Honestly, this is what I've seen trip up even smart, well-meaning folks. You're starting your SIP journey, which is fantastic, but watch out for these pitfalls:

  1. Starting Too Late: The biggest mistake! As we saw with Anita and Rahul, starting even five years earlier halves your monthly contribution for the same goal. Time in the market truly beats timing the market.
  2. Stopping SIPs During Market Dips: This is almost a cardinal sin in long-term investing. When the market falls, your SIP buys more units at a lower price. This is exactly how rupee-cost averaging works its magic. Stopping means you miss out on accumulating more units during a "sale" and then benefit when the market recovers.
  3. Chasing Hot Funds: Don't invest purely based on last year's top performer. Past performance isn’t indicative of future results. Look for consistency, fund manager philosophy, and alignment with your risk profile.
  4. Not Increasing SIPs (No Step-Up): We talked about the power of step-up SIPs. Your income will likely grow, and so should your investments. If you keep a fixed SIP for 15-20 years, you're missing a huge opportunity to accelerate your wealth.
  5. Ignoring Risk Tolerance: Don't invest in aggressive small-cap funds if the thought of a 20% market correction makes you lose sleep. Be honest about your comfort level with risk and choose funds accordingly.

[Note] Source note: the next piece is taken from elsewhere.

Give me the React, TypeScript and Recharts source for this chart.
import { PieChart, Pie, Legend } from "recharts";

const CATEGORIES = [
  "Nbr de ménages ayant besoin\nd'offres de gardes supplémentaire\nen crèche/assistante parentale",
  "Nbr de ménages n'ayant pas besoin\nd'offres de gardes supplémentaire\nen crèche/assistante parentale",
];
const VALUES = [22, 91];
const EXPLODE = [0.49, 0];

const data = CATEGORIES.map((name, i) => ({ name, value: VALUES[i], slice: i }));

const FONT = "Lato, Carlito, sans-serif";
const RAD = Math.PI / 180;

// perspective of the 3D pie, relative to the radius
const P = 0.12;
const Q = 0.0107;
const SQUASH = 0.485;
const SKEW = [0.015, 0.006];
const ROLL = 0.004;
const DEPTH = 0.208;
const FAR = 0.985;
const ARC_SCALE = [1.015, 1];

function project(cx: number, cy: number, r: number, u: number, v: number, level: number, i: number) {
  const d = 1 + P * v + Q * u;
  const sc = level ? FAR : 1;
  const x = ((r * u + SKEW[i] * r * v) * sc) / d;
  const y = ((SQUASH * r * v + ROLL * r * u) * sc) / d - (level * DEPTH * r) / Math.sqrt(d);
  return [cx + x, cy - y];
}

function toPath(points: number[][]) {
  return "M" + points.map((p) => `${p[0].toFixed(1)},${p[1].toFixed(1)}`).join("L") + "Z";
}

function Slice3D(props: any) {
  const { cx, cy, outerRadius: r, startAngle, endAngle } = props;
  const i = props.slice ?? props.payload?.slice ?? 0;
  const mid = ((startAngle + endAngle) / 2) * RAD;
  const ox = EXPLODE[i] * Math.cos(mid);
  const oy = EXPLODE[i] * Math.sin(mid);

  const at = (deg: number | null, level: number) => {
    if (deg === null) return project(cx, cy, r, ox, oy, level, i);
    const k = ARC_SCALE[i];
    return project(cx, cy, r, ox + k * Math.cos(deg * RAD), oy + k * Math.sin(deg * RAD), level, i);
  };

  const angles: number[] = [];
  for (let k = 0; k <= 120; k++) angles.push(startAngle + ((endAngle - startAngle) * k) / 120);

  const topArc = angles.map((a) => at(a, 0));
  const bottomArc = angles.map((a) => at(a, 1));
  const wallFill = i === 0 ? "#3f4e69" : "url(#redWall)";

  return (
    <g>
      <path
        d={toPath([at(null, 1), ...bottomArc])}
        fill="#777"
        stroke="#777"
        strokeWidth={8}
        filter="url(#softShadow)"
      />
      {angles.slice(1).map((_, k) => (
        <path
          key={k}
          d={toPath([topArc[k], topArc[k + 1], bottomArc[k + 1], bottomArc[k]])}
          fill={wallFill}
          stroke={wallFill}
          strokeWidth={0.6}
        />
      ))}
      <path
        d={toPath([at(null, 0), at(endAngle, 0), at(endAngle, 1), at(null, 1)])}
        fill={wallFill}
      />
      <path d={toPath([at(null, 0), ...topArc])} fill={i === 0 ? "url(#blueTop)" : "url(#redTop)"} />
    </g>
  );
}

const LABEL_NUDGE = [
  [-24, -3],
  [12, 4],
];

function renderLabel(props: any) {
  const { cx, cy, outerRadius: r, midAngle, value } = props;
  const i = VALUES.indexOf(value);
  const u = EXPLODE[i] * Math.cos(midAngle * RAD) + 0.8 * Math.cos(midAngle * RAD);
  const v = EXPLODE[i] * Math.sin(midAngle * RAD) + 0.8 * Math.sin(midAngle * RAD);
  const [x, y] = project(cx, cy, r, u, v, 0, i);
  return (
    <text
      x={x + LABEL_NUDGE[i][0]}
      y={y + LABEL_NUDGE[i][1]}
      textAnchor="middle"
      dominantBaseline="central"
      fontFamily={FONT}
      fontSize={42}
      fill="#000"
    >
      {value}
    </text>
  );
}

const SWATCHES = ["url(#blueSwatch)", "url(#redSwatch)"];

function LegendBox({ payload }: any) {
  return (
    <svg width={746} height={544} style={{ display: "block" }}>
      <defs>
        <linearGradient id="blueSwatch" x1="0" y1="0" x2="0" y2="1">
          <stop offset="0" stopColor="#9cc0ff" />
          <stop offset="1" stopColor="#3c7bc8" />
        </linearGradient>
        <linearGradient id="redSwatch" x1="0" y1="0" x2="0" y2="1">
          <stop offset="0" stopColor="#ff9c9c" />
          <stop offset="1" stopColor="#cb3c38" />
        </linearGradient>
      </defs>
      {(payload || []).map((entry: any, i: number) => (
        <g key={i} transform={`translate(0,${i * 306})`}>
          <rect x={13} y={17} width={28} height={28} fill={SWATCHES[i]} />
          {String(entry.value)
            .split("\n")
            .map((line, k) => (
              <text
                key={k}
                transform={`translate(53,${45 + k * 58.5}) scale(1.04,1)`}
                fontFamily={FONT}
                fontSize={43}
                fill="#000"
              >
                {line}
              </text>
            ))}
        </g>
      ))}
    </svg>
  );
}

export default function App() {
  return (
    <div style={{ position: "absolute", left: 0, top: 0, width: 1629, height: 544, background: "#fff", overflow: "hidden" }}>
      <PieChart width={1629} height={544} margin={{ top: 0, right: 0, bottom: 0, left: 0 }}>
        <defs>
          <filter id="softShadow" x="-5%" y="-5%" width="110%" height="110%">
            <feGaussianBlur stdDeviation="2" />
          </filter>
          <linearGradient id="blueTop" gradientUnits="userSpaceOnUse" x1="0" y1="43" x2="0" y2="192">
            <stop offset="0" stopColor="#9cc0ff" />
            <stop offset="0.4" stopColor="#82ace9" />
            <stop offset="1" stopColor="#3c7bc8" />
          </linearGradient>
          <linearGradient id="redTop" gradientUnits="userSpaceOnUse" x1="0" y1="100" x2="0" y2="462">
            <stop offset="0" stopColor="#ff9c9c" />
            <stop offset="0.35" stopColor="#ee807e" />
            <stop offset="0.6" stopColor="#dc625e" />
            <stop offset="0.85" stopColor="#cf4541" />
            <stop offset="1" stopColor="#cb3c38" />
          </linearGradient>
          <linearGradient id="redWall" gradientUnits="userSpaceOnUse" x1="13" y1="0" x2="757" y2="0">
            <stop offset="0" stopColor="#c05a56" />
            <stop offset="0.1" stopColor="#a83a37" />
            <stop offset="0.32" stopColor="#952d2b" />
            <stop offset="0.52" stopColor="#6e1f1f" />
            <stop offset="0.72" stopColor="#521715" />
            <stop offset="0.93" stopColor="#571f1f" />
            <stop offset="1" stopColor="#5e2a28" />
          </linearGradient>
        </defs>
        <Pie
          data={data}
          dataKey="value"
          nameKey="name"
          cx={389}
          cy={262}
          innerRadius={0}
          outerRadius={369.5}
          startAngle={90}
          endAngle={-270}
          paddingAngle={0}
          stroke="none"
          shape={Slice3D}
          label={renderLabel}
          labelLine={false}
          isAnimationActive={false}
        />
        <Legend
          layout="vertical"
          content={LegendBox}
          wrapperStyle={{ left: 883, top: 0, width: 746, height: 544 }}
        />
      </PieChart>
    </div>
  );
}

FAQs: Your Quick Guide to SIP Calculators & ₹1 Cr Goal

Got questions? Good! Here are some common ones I hear from professionals like you:

Q1: Is ₹1 Cr by 45 a realistic goal for an average salaried person in India?

Absolutely, yes! With discipline, a long-term outlook, and understanding how to use a SIP calculator effectively, it's a very achievable goal. We've seen examples today where a monthly SIP of ₹10,000-₹20,000 can get you there, especially if you start early and use step-up SIPs.

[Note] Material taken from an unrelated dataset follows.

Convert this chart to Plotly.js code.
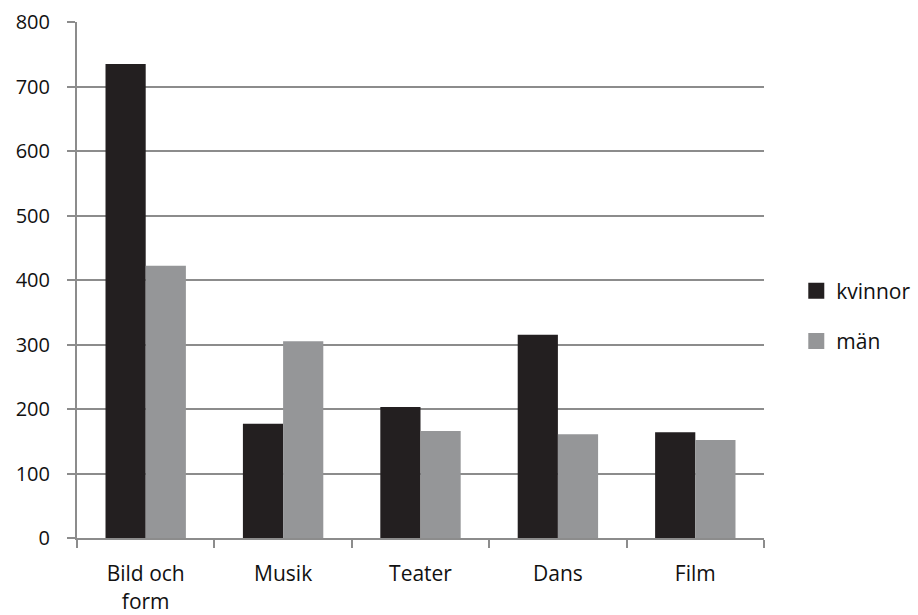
<!DOCTYPE html>
<html>
<head>
<meta charset="utf-8">
<script src="https://cdn.plot.ly/plotly-3.0.1.min.js"></script>
<style>html,body{margin:0;padding:0;background:#fff;}#chart{width:918px;height:615px;}</style>
</head>
<body>
<div id="chart"></div>
<script>
const categories = ["Bild och<br>form", "Musik", "Teater", "Dans", "Film"];
const kvinnor = [735, 177, 203, 315, 164];
const man = [422, 305, 166, 161, 152];
const seriesNames = ["kvinnor", "män"];
const seriesColors = ["#231f20", "#959698"];
const yTicks = [0, 100, 200, 300, 400, 500, 600, 700, 800];

const fontFam = "Open Sans, Lato, sans-serif";
const data = [
  {type: "bar", name: seriesNames[0], x: categories, y: kvinnor,
   marker: {color: seriesColors[0]}, showlegend: false},
  {type: "bar", name: seriesNames[1], x: categories, y: man,
   marker: {color: seriesColors[1]}, showlegend: false},
  {type: "scatter", mode: "markers", name: seriesNames[0], x: [null], y: [null],
   legendgroup: "a", marker: {symbol: "square", size: 22, color: seriesColors[0]}},
  {type: "scatter", mode: "markers", name: seriesNames[1], x: [null], y: [null],
   legendgroup: "b", marker: {symbol: "square", size: 22, color: seriesColors[1]}}
];
const layout = {
  width: 918, height: 615,
  margin: {l: 77, r: 154, t: 22, b: 77, autoexpand: false},
  paper_bgcolor: "#fff", plot_bgcolor: "#fff",
  barmode: "group", bargap: 0.415, bargroupgap: 0,
  font: {family: fontFam, size: 20, color: "#111"},
  xaxis: {
    type: "category", categoryarray: categories, categoryorder: "array",
    showgrid: false, showline: true, linecolor: "#8c8c8c", linewidth: 2,
    ticks: "outside", tickson: "boundaries", ticklen: 8, tickwidth: 2, tickcolor: "#8c8c8c",
    ticklabelstandoff: 16, tickfont: {family: fontFam, size: 21, color: "#111"},
    zeroline: false, fixedrange: true
  },
  yaxis: {
    range: [0, 800], tickvals: yTicks, ticktext: yTicks.map(String),
    showgrid: true, gridcolor: "#8c8c8c", gridwidth: 2,
    showline: true, linecolor: "#8c8c8c", linewidth: 2,
    ticks: "outside", ticklen: 8, tickwidth: 2, tickcolor: "#8c8c8c",
    ticklabelstandoff: 13,
    zeroline: false, tickfont: {family: fontFam, size: 20, color: "#111"},
    fixedrange: true
  },
  legend: {
    x: 1.047, xanchor: "left", y: 0.43, yanchor: "middle",
    font: {family: fontFam, size: 21, color: "#111"},
    tracegroupgap: 20, itemwidth: 30, itemsizing: "trace", bgcolor: "rgba(0,0,0,0)"
  },
  showlegend: true
};
Plotly.newPlot("chart", data, layout, {displayModeBar: false, staticPlot: true});
</script>
</body>
</html>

Q2: What if I start late, say at 35? How much more do I need to invest for ₹1 Cr by 45?

If you start at 35, you only have 10 years (120 months) until 45. To reach ₹1 Crore with a 12% annual return, you'd need to invest approximately ₹48,000-₹50,000 per month. See? The cost of delay is substantial. It's still possible, but it requires a much larger monthly commitment.

Q3: What kind of returns should I expect from mutual funds over 10-15 years?

For equity-oriented mutual funds in India, historical data suggests that over a 10-15 year period, average annual returns of 12-15% are reasonable to expect. However, please remember that these are averages, and actual returns can vary significantly. There are no guarantees in the market.

Q4: Should I invest in ELSS funds just for tax saving?

ELSS funds offer the dual benefit of tax savings under Section 80C and potential wealth creation through equity exposure. They come with a 3-year lock-in period, which is great for building investment discipline. While tax saving is a huge plus, you should also evaluate the fund's quality and alignment with your overall investment goals, just like any other equity fund.

Q5: How often should I review my SIP investments?

Ideally, you should review your SIP investments annually. Check if they're performing in line with expectations, if your financial goals have changed, or if your risk tolerance has evolved. Avoid constant tinkering or checking your portfolio daily; long-term investing requires patience, not panic.

So, there you have it. Reaching ₹1 Crore by 45 isn't some far-fetched dream reserved for the super-rich. It's a tangible goal that, with the right strategy, consistent SIPs, and the power of compounding, you can absolutely achieve. Don't just dream about financial freedom; plan for it. Go ahead, plug in your numbers into a good goal-based SIP calculator today and see your future unfold!

Mutual fund investments are subject to market risks. Please read all scheme related documents carefully before investing. This article is for educational purposes only — not financial advice. Consult a qualified financial advisor for personalised guidance.